In my case, a big old push came in 1962. I was twenty-two and I represented the Muswell Hill Players at the Hornsey Drama Festival. I won Best Supporting Actor that weekend
– the first time I had ever won an individual award for my acting. I still have the trophy – a medallion of an angel waving some laurels around, attached to a simple wooden plaque, about four inches tall. The head judge at the festival was André van Gyseghem, a very distinguished man of the theatre who did lots of television work in the sixties. (Among many other things, he appeared in
The Saint
with Roger Moore and was Number Two in the great Patrick McGoohan series
The Prisoner
.) And in his commendation during the prizegiving, he stood up and told the room that, hesitant though he always was to encourage people to take up acting for a living, he would have absolutely no hesitation recommending me for a career as a professional.

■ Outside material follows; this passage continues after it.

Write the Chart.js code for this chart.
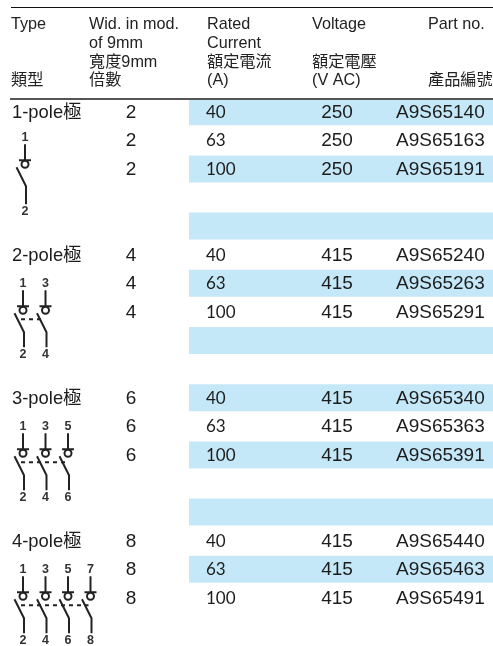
<!DOCTYPE html>
<html>
<head>
<meta charset="utf-8">
<style>
  html, body { margin: 0; padding: 0; background: #fff; }
  canvas { display: block; }
</style>
<script src="https://cdn.jsdelivr.net/npm/chart.js@4/dist/chart.umd.min.js"></script>
</head>
<body>
<canvas id="tableChart" width="493" height="646"></canvas>
<script>
// Table values, one entry per row (null = blank row)
const poleNames = ['1-pole極', null, null, null, null, '2-pole極', null, null, null, null, '3-pole極', null, null, null, null, '4-pole極', null, null];
const widths = [2, 2, 2, null, null, 4, 4, 4, null, null, 6, 6, 6, null, null, 8, 8, 8];
const currents = [40, 63, 100, null, null, 40, 63, 100, null, null, 40, 63, 100, null, null, 40, 63, 100];
const voltages = [250, 250, 250, null, null, 415, 415, 415, null, null, 415, 415, 415, null, null, 415, 415, 415];
const partNumbers = ['A9S65140', 'A9S65163', 'A9S65191', null, null, 'A9S65240', 'A9S65263', 'A9S65291', null, null, 'A9S65340', 'A9S65363', 'A9S65391', null, null, 'A9S65440', 'A9S65463', 'A9S65491'];
const shaded = [1, 0, 1, 0, 1, 0, 1, 0, 1, 0, 1, 0, 1, 0, 1, 0, 1, 0];

// Header lines for each column
const headType = ['Type', '', '', '類型'];
const headWidth = ['Wid. in mod.', 'of 9mm', '寬度9mm', '倍數'];
const headCurrent = ['Rated', 'Current', '額定電流', '(A)'];
const headVoltage = ['Voltage', '', '額定電壓', '(V AC)'];
const headPart = ['Part no.', '', '', '產品編號'];

// Terminal numbers of the wiring symbols, top and bottom
const symbolRows = [0, 5, 10, 15];
const symbolTop = [['1'], ['1', '3'], ['1', '3', '5'], ['1', '3', '5', '7']];
const symbolBottom = [['2'], ['2', '4'], ['2', '4', '6'], ['2', '4', '6', '8']];

const latin = '"Liberation Sans", "Noto Sans CJK TC", sans-serif';
const bandColor = '#c5e8f8';
const textColor = '#1c1c1c';

function drawSymbol(ctx, x0, y, top, bottom, tall) {
    ctx.strokeStyle = '#222';
    ctx.fillStyle = '#333';
    ctx.lineWidth = 2;
    ctx.font = 'bold 12.5px ' + latin;
    ctx.textAlign = 'center';
    ctx.textBaseline = 'middle';
    top.forEach(function(label, i) {
        const x = x0 + i * 22.5;
        ctx.fillText(label, x, y);
        ctx.fillText(bottom[i], x, y + tall);
        ctx.beginPath();
        ctx.moveTo(x, y + 7);
        ctx.lineTo(x, y + 23);
        ctx.moveTo(x - 6, y + 23);
        ctx.lineTo(x + 6, y + 23);
        ctx.moveTo(x + 3.5, y + 27);
        ctx.arc(x, y + 27, 3.5, 0, Math.PI * 2);
        ctx.moveTo(x - 8.5, y + 30);
        ctx.lineTo(x + 1, y + 49);
        ctx.lineTo(x + 1, y + tall - 7);
        ctx.stroke();
    });
    if (top.length > 1) {
        ctx.save();
        ctx.setLineDash([4, 4]);
        ctx.beginPath();
        ctx.moveTo(x0 - 2, y + 36);
        ctx.lineTo(x0 + (top.length - 1) * 22.5 - 2, y + 36);
        ctx.stroke();
        ctx.restore();
    }
}

const tableText = {
    id: 'tableText',
    afterDraw: function(chart) {
        const ctx = chart.ctx;
        const x = chart.scales.x;
        const y = chart.scales.y;
        ctx.save();

        // Rules
        ctx.fillStyle = '#111';
        ctx.fillRect(x.getPixelForValue(11), 7, 482, 1);
        ctx.fillStyle = '#555';
        ctx.fillRect(x.getPixelForValue(10), 98, 483, 2);

        // Header
        ctx.fillStyle = '#222';
        ctx.textAlign = 'left';
        ctx.textBaseline = 'alphabetic';
        ctx.font = '16.2px ' + latin;
        const headers = [[11, headType], [89, headWidth], [207, headCurrent], [312, headVoltage], [428, headPart]];
        const headBase = [29, 48, 67, 85];
        headers.forEach(function(col) {
            col[1].forEach(function(line, i) {
                if (line) ctx.fillText(line, x.getPixelForValue(col[0]), headBase[i]);
            });
        });

        // Rows
        ctx.fillStyle = textColor;
        partNumbers.forEach(function(part, i) {
            const base = y.getPixelForValue(i) + 6;
            if (poleNames[i]) {
                ctx.textAlign = 'left';
                ctx.font = '18.4px ' + latin;
                ctx.fillText(poleNames[i], x.getPixelForValue(12), base);
            }
            if (part === null) return;
            ctx.font = '19px ' + latin;
            ctx.textAlign = 'center';
            ctx.fillText(widths[i], x.getPixelForValue(131), base);
            ctx.fillText(voltages[i], x.getPixelForValue(337), base);
            ctx.textAlign = 'left';
            ctx.fillText(part, x.getPixelForValue(396), base);
            ctx.font = '17px Lato, sans-serif';
            ctx.fillText(currents[i], x.getPixelForValue(206), base);
        });

        // Wiring symbols
        symbolRows.forEach(function(row, i) {
            const top = y.getPixelForValue(row) + (i === 0 ? 25.5 : 28.5);
            drawSymbol(ctx, x.getPixelForValue(i === 0 ? 25 : 23), top, symbolTop[i], symbolBottom[i], i === 0 ? 74 : 71);
        });
        ctx.restore();
    }
};

new Chart(document.getElementById('tableChart').getContext('2d'), {
    type: 'bar',
    data: {
        labels: partNumbers.map(function(p, i) { return p || 'blank' + i; }),
        datasets: [{
            data: shaded.map(function(s) { return s ? [189, 493] : null; }),
            backgroundColor: bandColor,
            borderWidth: 0,
            barPercentage: 1,
            categoryPercentage: 27 / 28.6
        }]
    },
    plugins: [tableText],
    options: {
        indexAxis: 'y',
        responsive: false,
        animation: false,
        devicePixelRatio: 1,
        layout: { padding: { top: 97.4, bottom: 33.8, left: 0, right: 0 } },
        plugins: { legend: { display: false }, tooltip: { enabled: false } },
        scales: {
            x: { type: 'linear', min: 0, max: 493, display: false },
            y: { type: 'category', display: false }
        }
    }
});
</script>
</body>
</html>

Such a public endorsement from such a qualified source really boosted my confidence.

Who would have thought that twenty-five years after André van Gyseghem gave me his blessing, I would know the glory of hearing my name called from the stage of the Grosvenor Hotel ballroom, of rising from my seat, dressed in black-tie finery, and of working my way through tables crammed with the great and good of British entertainment? And then of climbing the steps, with my legs almost giving way underneath me, to receive the 1987 BAFTA TV award for Best Actor, for my role as Scullion the Head Porter in the drama
Porterhouse Blue
?

Yet that simple small plaque, presented in those far humbler circumstances in Hornsey, will always mean … well, quite a lot less, actually, now I come to think of it.

But you’ve got to start somewhere – and to be honest, it was a good start. That prize in Hornsey was definitely another coin-drop moment.